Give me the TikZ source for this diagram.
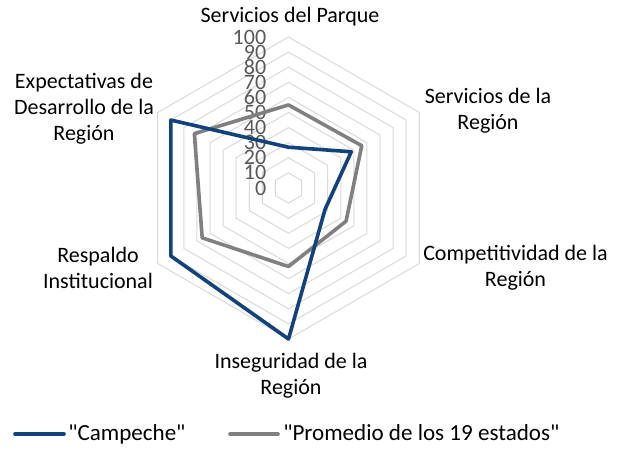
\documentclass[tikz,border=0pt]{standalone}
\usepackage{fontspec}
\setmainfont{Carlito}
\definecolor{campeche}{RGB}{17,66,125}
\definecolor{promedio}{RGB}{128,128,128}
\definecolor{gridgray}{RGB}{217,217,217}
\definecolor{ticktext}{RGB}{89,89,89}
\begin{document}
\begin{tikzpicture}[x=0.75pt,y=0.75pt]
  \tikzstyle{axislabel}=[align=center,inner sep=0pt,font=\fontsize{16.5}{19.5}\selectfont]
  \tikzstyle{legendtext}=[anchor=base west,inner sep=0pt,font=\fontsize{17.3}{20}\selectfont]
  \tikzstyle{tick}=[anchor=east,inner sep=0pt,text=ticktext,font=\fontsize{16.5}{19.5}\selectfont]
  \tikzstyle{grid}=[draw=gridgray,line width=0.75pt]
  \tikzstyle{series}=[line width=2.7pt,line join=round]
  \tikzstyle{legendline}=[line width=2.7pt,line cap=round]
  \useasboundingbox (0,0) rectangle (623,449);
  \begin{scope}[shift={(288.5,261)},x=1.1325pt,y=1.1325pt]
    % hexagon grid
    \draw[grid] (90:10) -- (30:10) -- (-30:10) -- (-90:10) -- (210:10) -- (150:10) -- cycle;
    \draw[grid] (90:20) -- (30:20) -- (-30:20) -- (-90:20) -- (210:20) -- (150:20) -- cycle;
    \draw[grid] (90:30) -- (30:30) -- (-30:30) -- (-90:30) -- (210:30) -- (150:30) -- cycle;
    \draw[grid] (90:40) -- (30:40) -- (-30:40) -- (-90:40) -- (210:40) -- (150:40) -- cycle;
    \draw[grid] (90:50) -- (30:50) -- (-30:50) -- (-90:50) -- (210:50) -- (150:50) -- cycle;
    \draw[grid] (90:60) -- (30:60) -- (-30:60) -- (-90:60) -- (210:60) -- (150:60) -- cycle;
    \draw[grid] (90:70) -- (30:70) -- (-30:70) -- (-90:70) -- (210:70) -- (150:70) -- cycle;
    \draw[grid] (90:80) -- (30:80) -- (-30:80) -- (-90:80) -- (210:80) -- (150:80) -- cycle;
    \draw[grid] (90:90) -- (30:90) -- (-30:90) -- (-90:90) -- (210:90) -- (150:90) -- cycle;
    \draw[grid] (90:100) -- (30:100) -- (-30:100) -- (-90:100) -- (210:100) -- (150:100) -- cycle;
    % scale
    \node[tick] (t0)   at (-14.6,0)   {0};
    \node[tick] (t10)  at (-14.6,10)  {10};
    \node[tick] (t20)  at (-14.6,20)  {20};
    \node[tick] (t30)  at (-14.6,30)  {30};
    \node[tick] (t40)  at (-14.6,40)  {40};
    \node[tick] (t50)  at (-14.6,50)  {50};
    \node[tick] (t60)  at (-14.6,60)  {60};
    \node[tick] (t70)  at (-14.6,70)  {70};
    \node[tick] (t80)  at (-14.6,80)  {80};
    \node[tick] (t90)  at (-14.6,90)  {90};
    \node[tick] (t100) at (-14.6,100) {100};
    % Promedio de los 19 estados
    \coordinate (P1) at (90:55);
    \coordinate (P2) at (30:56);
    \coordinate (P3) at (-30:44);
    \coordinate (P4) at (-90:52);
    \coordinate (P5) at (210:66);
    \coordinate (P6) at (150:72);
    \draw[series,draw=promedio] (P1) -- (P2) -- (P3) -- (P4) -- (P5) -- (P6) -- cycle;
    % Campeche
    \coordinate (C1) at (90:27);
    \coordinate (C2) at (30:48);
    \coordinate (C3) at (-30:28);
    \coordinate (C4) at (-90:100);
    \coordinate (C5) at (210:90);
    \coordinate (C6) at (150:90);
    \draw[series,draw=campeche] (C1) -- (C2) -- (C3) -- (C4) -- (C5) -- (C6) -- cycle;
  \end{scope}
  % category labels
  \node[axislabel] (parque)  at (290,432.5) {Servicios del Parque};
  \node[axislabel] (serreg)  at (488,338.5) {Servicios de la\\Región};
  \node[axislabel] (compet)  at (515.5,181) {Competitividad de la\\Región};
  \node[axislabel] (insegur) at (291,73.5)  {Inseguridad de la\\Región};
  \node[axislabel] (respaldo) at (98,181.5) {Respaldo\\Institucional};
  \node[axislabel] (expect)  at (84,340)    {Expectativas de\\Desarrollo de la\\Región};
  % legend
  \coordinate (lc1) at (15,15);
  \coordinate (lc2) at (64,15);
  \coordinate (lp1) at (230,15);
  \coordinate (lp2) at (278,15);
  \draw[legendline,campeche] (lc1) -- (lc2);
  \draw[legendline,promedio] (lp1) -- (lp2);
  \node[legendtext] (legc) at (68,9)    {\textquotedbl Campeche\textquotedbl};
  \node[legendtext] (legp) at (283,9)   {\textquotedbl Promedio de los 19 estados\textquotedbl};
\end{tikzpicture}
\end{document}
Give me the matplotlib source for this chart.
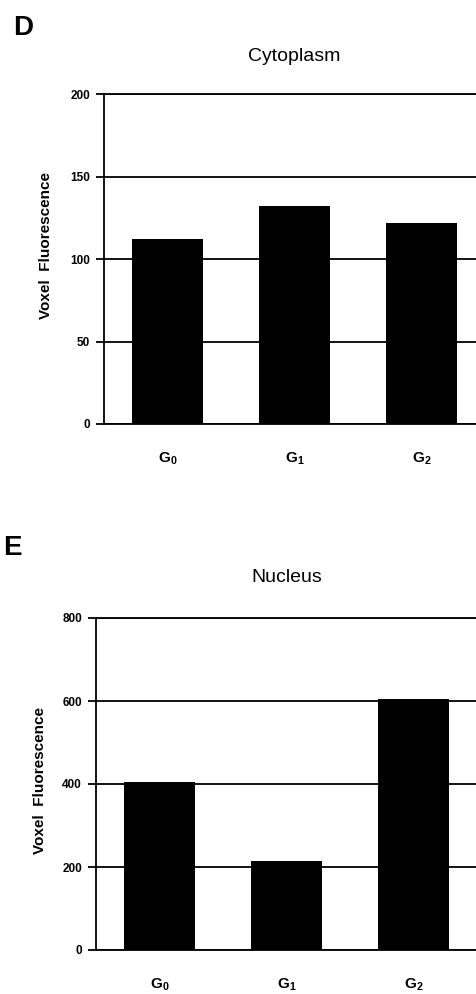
--- --- ---
__DIRECTIONS__
All of the data above should be transcribed verbatim, with pictures omitted.

__FINISHED EXERCISE__
Give me the TikZ source for this diagram.
\documentclass[tikz,border=0pt]{standalone}
\usepackage{fontspec}
\setmainfont{Carlito}
\definecolor{campeche}{RGB}{17,66,125}
\definecolor{promedio}{RGB}{128,128,128}
\definecolor{gridgray}{RGB}{217,217,217}
\definecolor{ticktext}{RGB}{89,89,89}
\begin{document}
\begin{tikzpicture}[x=0.75pt,y=0.75pt]
  \tikzstyle{axislabel}=[align=center,inner sep=0pt,font=\fontsize{16.5}{19.5}\selectfont]
  \tikzstyle{legendtext}=[anchor=base west,inner sep=0pt,font=\fontsize{17.3}{20}\selectfont]
  \tikzstyle{tick}=[anchor=east,inner sep=0pt,text=ticktext,font=\fontsize{16.5}{19.5}\selectfont]
  \tikzstyle{grid}=[draw=gridgray,line width=0.75pt]
  \tikzstyle{series}=[line width=2.7pt,line join=round]
  \tikzstyle{legendline}=[line width=2.7pt,line cap=round]
  \useasboundingbox (0,0) rectangle (623,449);
  \begin{scope}[shift={(288.5,261)},x=1.1325pt,y=1.1325pt]
    % hexagon grid
    \draw[grid] (90:10) -- (30:10) -- (-30:10) -- (-90:10) -- (210:10) -- (150:10) -- cycle;
    \draw[grid] (90:20) -- (30:20) -- (-30:20) -- (-90:20) -- (210:20) -- (150:20) -- cycle;
    \draw[grid] (90:30) -- (30:30) -- (-30:30) -- (-90:30) -- (210:30) -- (150:30) -- cycle;
    \draw[grid] (90:40) -- (30:40) -- (-30:40) -- (-90:40) -- (210:40) -- (150:40) -- cycle;
    \draw[grid] (90:50) -- (30:50) -- (-30:50) -- (-90:50) -- (210:50) -- (150:50) -- cycle;
    \draw[grid] (90:60) -- (30:60) -- (-30:60) -- (-90:60) -- (210:60) -- (150:60) -- cycle;
    \draw[grid] (90:70) -- (30:70) -- (-30:70) -- (-90:70) -- (210:70) -- (150:70) -- cycle;
    \draw[grid] (90:80) -- (30:80) -- (-30:80) -- (-90:80) -- (210:80) -- (150:80) -- cycle;
    \draw[grid] (90:90) -- (30:90) -- (-30:90) -- (-90:90) -- (210:90) -- (150:90) -- cycle;
    \draw[grid] (90:100) -- (30:100) -- (-30:100) -- (-90:100) -- (210:100) -- (150:100) -- cycle;
    % scale
    \node[tick] (t0)   at (-14.6,0)   {0};
    \node[tick] (t10)  at (-14.6,10)  {10};
    \node[tick] (t20)  at (-14.6,20)  {20};
    \node[tick] (t30)  at (-14.6,30)  {30};
    \node[tick] (t40)  at (-14.6,40)  {40};
    \node[tick] (t50)  at (-14.6,50)  {50};
    \node[tick] (t60)  at (-14.6,60)  {60};
    \node[tick] (t70)  at (-14.6,70)  {70};
    \node[tick] (t80)  at (-14.6,80)  {80};
    \node[tick] (t90)  at (-14.6,90)  {90};
    \node[tick] (t100) at (-14.6,100) {100};
    % Promedio de los 19 estados
    \coordinate (P1) at (90:55);
    \coordinate (P2) at (30:56);
    \coordinate (P3) at (-30:44);
    \coordinate (P4) at (-90:52);
    \coordinate (P5) at (210:66);
    \coordinate (P6) at (150:72);
    \draw[series,draw=promedio] (P1) -- (P2) -- (P3) -- (P4) -- (P5) -- (P6) -- cycle;
    % Campeche
    \coordinate (C1) at (90:27);
    \coordinate (C2) at (30:48);
    \coordinate (C3) at (-30:28);
    \coordinate (C4) at (-90:100);
    \coordinate (C5) at (210:90);
    \coordinate (C6) at (150:90);
    \draw[series,draw=campeche] (C1) -- (C2) -- (C3) -- (C4) -- (C5) -- (C6) -- cycle;
  \end{scope}
  % category labels
  \node[axislabel] (parque)  at (290,432.5) {Servicios del Parque};
  \node[axislabel] (serreg)  at (488,338.5) {Servicios de la\\Región};
  \node[axislabel] (compet)  at (515.5,181) {Competitividad de la\\Región};
  \node[axislabel] (insegur) at (291,73.5)  {Inseguridad de la\\Región};
  \node[axislabel] (respaldo) at (98,181.5) {Respaldo\\Institucional};
  \node[axislabel] (expect)  at (84,340)    {Expectativas de\\Desarrollo de la\\Región};
  % legend
  \coordinate (lc1) at (15,15);
  \coordinate (lc2) at (64,15);
  \coordinate (lp1) at (230,15);
  \coordinate (lp2) at (278,15);
  \draw[legendline,campeche] (lc1) -- (lc2);
  \draw[legendline,promedio] (lp1) -- (lp2);
  \node[legendtext] (legc) at (68,9)    {\textquotedbl Campeche\textquotedbl};
  \node[legendtext] (legp) at (283,9)   {\textquotedbl Promedio de los 19 estados\textquotedbl};
\end{tikzpicture}
\end{document}
Give me the matplotlib source for this chart.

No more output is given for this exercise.